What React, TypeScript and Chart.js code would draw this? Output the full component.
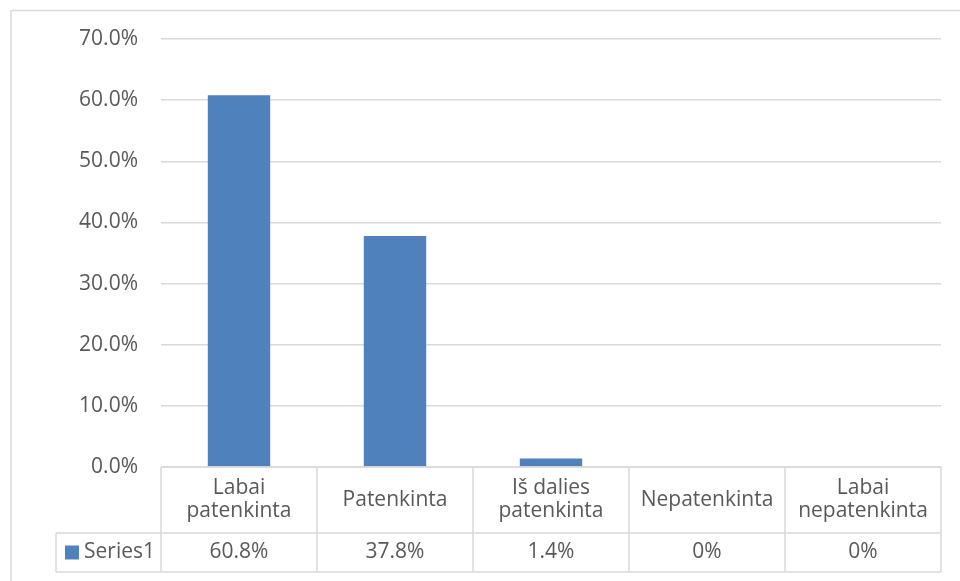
import React, { useEffect, useRef } from "react";
import { Chart, registerables } from "chart.js";

Chart.register(...registerables);

const categories: string[][] = [
  ["Labai", "patenkinta"],
  ["Patenkinta"],
  ["Iš dalies", "patenkinta"],
  ["Nepatenkinta"],
  ["Labai", "nepatenkinta"],
];
const seriesName = "Series1";
const values: number[] = [60.8, 37.8, 1.4, 0, 0];
const valueLabels: string[] = ["60.8%", "37.8%", "1.4%", "0%", "0%"];
const yTicks: number[] = [0, 10, 20, 30, 40, 50, 60, 70];

const FONT = '21px "Open Sans"';
const TEXT = "#595959";
const LINE = "#d9d9d9";
const BAR = "#4F81BD";

const tablePlugin = {
  id: "dataTable",
  beforeDraw(chart: any) {
    const { ctx, width, height } = chart;
    ctx.save();
    ctx.fillStyle = "#ffffff";
    ctx.fillRect(0, 0, width, height);
    ctx.restore();
  },
  afterDraw(chart: any) {
    const { ctx, chartArea, scales } = chart;
    const x = scales.x;
    const n = categories.length;
    const colW = (chartArea.right - chartArea.left) / n;
    const top = chartArea.bottom;
    const headerH = 66;
    const rowH = 39;
    const keyLeft = 56;
    const line = (x1: number, y1: number, x2: number, y2: number) => {
      ctx.beginPath();
      ctx.moveTo(x1, y1);
      ctx.lineTo(x2, y2);
      ctx.stroke();
    };
    ctx.save();
    ctx.strokeStyle = LINE;
    ctx.lineWidth = 1.5;
    line(chartArea.left, top, chartArea.right, top);
    line(keyLeft, top + headerH, chartArea.right, top + headerH);
    line(keyLeft, top + headerH + rowH, chartArea.right, top + headerH + rowH);
    for (let i = 0; i <= n; i++) {
      const xe = chartArea.left + i * colW;
      line(xe, top, xe, top + headerH + rowH);
    }
    line(keyLeft, top + headerH, keyLeft, top + headerH + rowH);

    // outer chart frame
    line(11, 10.5, 960, 10.5);
    line(11, 10.5, 11, 581);

    ctx.fillStyle = TEXT;
    ctx.font = FONT;
    ctx.textAlign = "center";
    ctx.textBaseline = "middle";
    const lh = 23;
    categories.forEach((lines, i) => {
      const cx = x.getPixelForValue(i);
      const cy = top + headerH / 2;
      lines.forEach((t, j) => {
        ctx.fillText(t, cx, cy + (j - (lines.length - 1) / 2) * lh);
      });
      ctx.fillText(valueLabels[i], cx, top + headerH + rowH / 2);
    });
    ctx.fillStyle = BAR;
    ctx.fillRect(65, top + headerH + rowH / 2 - 7, 14, 14);
    ctx.fillStyle = TEXT;
    ctx.textAlign = "left";
    ctx.fillText(seriesName, 84, top + headerH + rowH / 2);
    ctx.restore();
  },
};

export default function App() {
  const ref = useRef<HTMLCanvasElement | null>(null);
  useEffect(() => {
    if (!ref.current) return;
    const chart = new Chart(ref.current, {
      type: "bar",
      data: {
        labels: categories.map((c) => c.join(" ")),
        datasets: [
          {
            label: seriesName,
            data: values,
            backgroundColor: BAR,
            categoryPercentage: 1,
            barPercentage: 0.4,
          },
        ],
      },
      options: {
        animation: false,
        responsive: false,
        maintainAspectRatio: false,
        layout: { padding: { left: 0, top: 39, right: 19, bottom: 114 } },
        plugins: {
          legend: { display: false },
          tooltip: { enabled: false },
        },
        scales: {
          x: { display: false },
          y: {
            min: 0,
            max: 70,
            afterBuildTicks: (scale: any) => {
              scale.ticks = yTicks.map((v) => ({ value: v }));
            },
            afterFit: (scale: any) => {
              scale.width = 161;
            },
            border: { display: false },
            grid: { color: LINE, lineWidth: 1.5, drawTicks: false },
            ticks: {
              padding: 23,
              color: TEXT,
              font: { family: "Open Sans", size: 21 },
              callback: (v: any) => Number(v).toFixed(1) + "%",
            },
          },
        },
      },
      plugins: [tablePlugin],
    });
    return () => chart.destroy();
  }, []);
  return (
    <div style={{ position: "absolute", left: 0, top: 0, width: 960, height: 581 }}>
      <canvas ref={ref} width={960} height={581} />
    </div>
  );
}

****************

__The problem__
Drop the images and repeat the data exactly.

__Exercise solution__
What React, TypeScript and Chart.js code would draw this? Output the full component.
import React, { useEffect, useRef } from "react";
import { Chart, registerables } from "chart.js";

Chart.register(...registerables);

const categories: string[][] = [
  ["Labai", "patenkinta"],
  ["Patenkinta"],
  ["Iš dalies", "patenkinta"],
  ["Nepatenkinta"],
  ["Labai", "nepatenkinta"],
];
const seriesName = "Series1";
const values: number[] = [60.8, 37.8, 1.4, 0, 0];
const valueLabels: string[] = ["60.8%", "37.8%", "1.4%", "0%", "0%"];
const yTicks: number[] = [0, 10, 20, 30, 40, 50, 60, 70];

const FONT = '21px "Open Sans"';
const TEXT = "#595959";
const LINE = "#d9d9d9";
const BAR = "#4F81BD";

const tablePlugin = {
  id: "dataTable",
  beforeDraw(chart: any) {
    const { ctx, width, height } = chart;
    ctx.save();
    ctx.fillStyle = "#ffffff";
    ctx.fillRect(0, 0, width, height);
    ctx.restore();
  },
  afterDraw(chart: any) {
    const { ctx, chartArea, scales } = chart;
    const x = scales.x;
    const n = categories.length;
    const colW = (chartArea.right - chartArea.left) / n;
    const top = chartArea.bottom;
    const headerH = 66;
    const rowH = 39;
    const keyLeft = 56;
    const line = (x1: number, y1: number, x2: number, y2: number) => {
      ctx.beginPath();
      ctx.moveTo(x1, y1);
      ctx.lineTo(x2, y2);
      ctx.stroke();
    };
    ctx.save();
    ctx.strokeStyle = LINE;
    ctx.lineWidth = 1.5;
    line(chartArea.left, top, chartArea.right, top);
    line(keyLeft, top + headerH, chartArea.right, top + headerH);
    line(keyLeft, top + headerH + rowH, chartArea.right, top + headerH + rowH);
    for (let i = 0; i <= n; i++) {
      const xe = chartArea.left + i * colW;
      line(xe, top, xe, top + headerH + rowH);
    }
    line(keyLeft, top + headerH, keyLeft, top + headerH + rowH);

    // outer chart frame
    line(11, 10.5, 960, 10.5);
    line(11, 10.5, 11, 581);

    ctx.fillStyle = TEXT;
    ctx.font = FONT;
    ctx.textAlign = "center";
    ctx.textBaseline = "middle";
    const lh = 23;
    categories.forEach((lines, i) => {
      const cx = x.getPixelForValue(i);
      const cy = top + headerH / 2;
      lines.forEach((t, j) => {
        ctx.fillText(t, cx, cy + (j - (lines.length - 1) / 2) * lh);
      });
      ctx.fillText(valueLabels[i], cx, top + headerH + rowH / 2);
    });
    ctx.fillStyle = BAR;
    ctx.fillRect(65, top + headerH + rowH / 2 - 7, 14, 14);
    ctx.fillStyle = TEXT;
    ctx.textAlign = "left";
    ctx.fillText(seriesName, 84, top + headerH + rowH / 2);
    ctx.restore();
  },
};

export default function App() {
  const ref = useRef<HTMLCanvasElement | null>(null);
  useEffect(() => {
    if (!ref.current) return;
    const chart = new Chart(ref.current, {
      type: "bar",
      data: {
        labels: categories.map((c) => c.join(" ")),
        datasets: [
          {
            label: seriesName,
            data: values,
            backgroundColor: BAR,
            categoryPercentage: 1,
            barPercentage: 0.4,
          },
        ],
      },
      options: {
        animation: false,
        responsive: false,
        maintainAspectRatio: false,
        layout: { padding: { left: 0, top: 39, right: 19, bottom: 114 } },
        plugins: {
          legend: { display: false },
          tooltip: { enabled: false },
        },
        scales: {
          x: { display: false },
          y: {
            min: 0,
            max: 70,
            afterBuildTicks: (scale: any) => {
              scale.ticks = yTicks.map((v) => ({ value: v }));
            },
            afterFit: (scale: any) => {
              scale.width = 161;
            },
            border: { display: false },
            grid: { color: LINE, lineWidth: 1.5, drawTicks: false },
            ticks: {
              padding: 23,
              color: TEXT,
              font: { family: "Open Sans", size: 21 },
              callback: (v: any) => Number(v).toFixed(1) + "%",
            },
          },
        },
      },
      plugins: [tablePlugin],
    });
    return () => chart.destroy();
  }, []);
  return (
    <div style={{ position: "absolute", left: 0, top: 0, width: 960, height: 581 }}>
      <canvas ref={ref} width={960} height={581} />
    </div>
  );
}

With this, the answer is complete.